Critique16. März 2022 Cineman Redaktion
Critique de «Notre-Dame brûle» - La reconstitution enflammée de Jean-Jacques Annaud
Presque trois ans après l’incendie qui a ravagé la cathédrale Notre-Dame et bouleversé le monde entier, Jean-Jacques Annaud s’empare de l’histoire, chère à son cœur, pour retracer heure par heure l’événement. Volonté ambitieuse qui ferait date si elle n’était pas sabordée par une forme qui tutoie les pires films catastrophes étasuniens.
(Une critique de Eleo Billet)
Paris Is Burning
Paris, 15 avril 2019, il est 18 heures passées et après une journée monotone pour la Cathédrale, une première alarme incendie retentit lors de la messe. Bien vite l’alerte est levée alors que déjà de la fumée s’échappe des combles. Une deuxième alarme fait suite et c’est le branle-bas de combat. Dès lors, s’engage une course contre la montre pendant plus de quinze heures, durant lesquelles conservateurs de l’édifice et soldat.e.s du feu luttent contre les flammes et la ville encombrée.
Sa majesté Notre-Dame
Dans ce drame, aucune victime à déplorer si ce n’est l’édifice religieux qu’il reste à rebâtir. Mais quoi de mieux comme sujet de film à grand spectacle qu’un événement qui a tenu en haleine des millions de personnes, d’autant qu’il fut immortalisé par de nombreuses vidéos. Dispersées dans le long-métrage comme autant de rupture avec la fiction, celles-ci ont permis tantôt aux comédiens de réinterpréter les sentiments saisis sur le vif, tantôt d’appuyer l’universalité de l’émoi des témoins, au-delà de leur foi personnelle. Cela n’empêche cependant pas le réalisateur de multiplier les critiques déplacées sur l’usage de la technologie par les jeunes.

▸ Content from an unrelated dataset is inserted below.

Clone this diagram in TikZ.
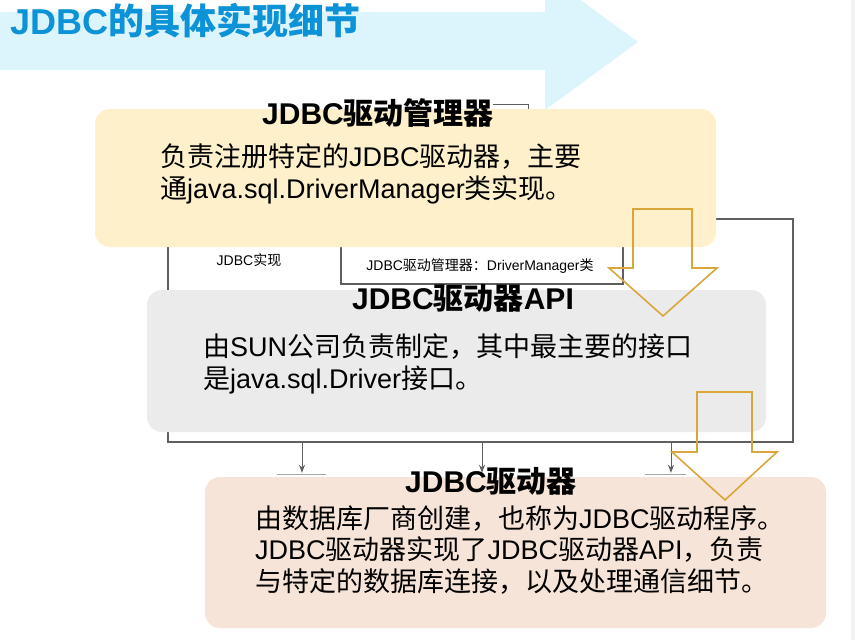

le film reste limité par son propre sujet...
Allumer le feu
Avec son montage kaléidoscopique, Jean-Jacques Annaud précise ses envies. Certes, quelques passages du récit sont romancés, mais ils permettent de lier les événements tels qu’ils furent relatés par les pompiers. Surtout, le film parle d’un incendie dont l’origine reste débattue. Le réalisateur cherche moins à imposer sa vision sur ce qui reste inconnu, qu’à révéler ce qui est toujours caché du grand public. Malheureusement, ce même découpage ne parvient jamais à assurer un suspens durable ou à superposer les actions des personnages aux quatre coins de la ville, sans risquer d’affaiblir le rythme du film. Le sommet de l’absurdité étant atteint lorsque la lutte contre le feu est délaissée pour ironiser sur un chat coincé.
Du grandiose à petit feu
Non seulement les individus en place sont trop nombreux pour être efficacement caractérisés, mais Jean-Jacques Annaud et son co-scénariste Thomas Bidegain se permettent en plus d’en inventer, pour permettre, à la façon de Roland Emmerich, une identification à tout âge. Quelques figures masculines surnagent toutefois ce chaos ambiant et scénaristique : le général Gontier (Samuel Labarthe), l’adjugant-chef Joël (Jérémie Laheurte) et le régisseur Laurent Prades (Mikaël Chirinian). Mais les péripéties qu’ils traversent sont si ridicules, que jamais elles ne semblent retranscrire la réalité, aussi invraisemblable soit-elle. D'autant plus qu'il n'y a aucun personnage pour qui éprouver de l’empathie. Bien que la démarche déborde de sincérité comme d’amour, à l’image d’un des pompiers prêt à se sacrifier pour sauver le monument, le film reste limité par son propre sujet. La caméra tremblotante ne parvient jamais à restituer le grandiose et l’intemporalité de la Cathédrale.
Un manque de nuance
Se voulant une épopée de tous les instants à travers l’eau, le feu et les embouteillages parisiens, le long-métrage finit par sombrer dans la surenchère. Ni la reconstitution époustouflante, ni les effets pyrotechniques et pratiques réussis ne lui permettent d’atteindre ses ambitions revendiquées. Le coup de grâce est porté par un ensemble de clichés à l’américaine : des pompiers super-héros, une musique de tension assourdissante et symbolisme grotesque - la statue de la Vierge éplorée, la bougie restée allumée ou la lumière sainte lors du sauvetage des reliques. Au cœur de la fournaise, la chaleur n’a pu faire fondre l’ennui et la consternation.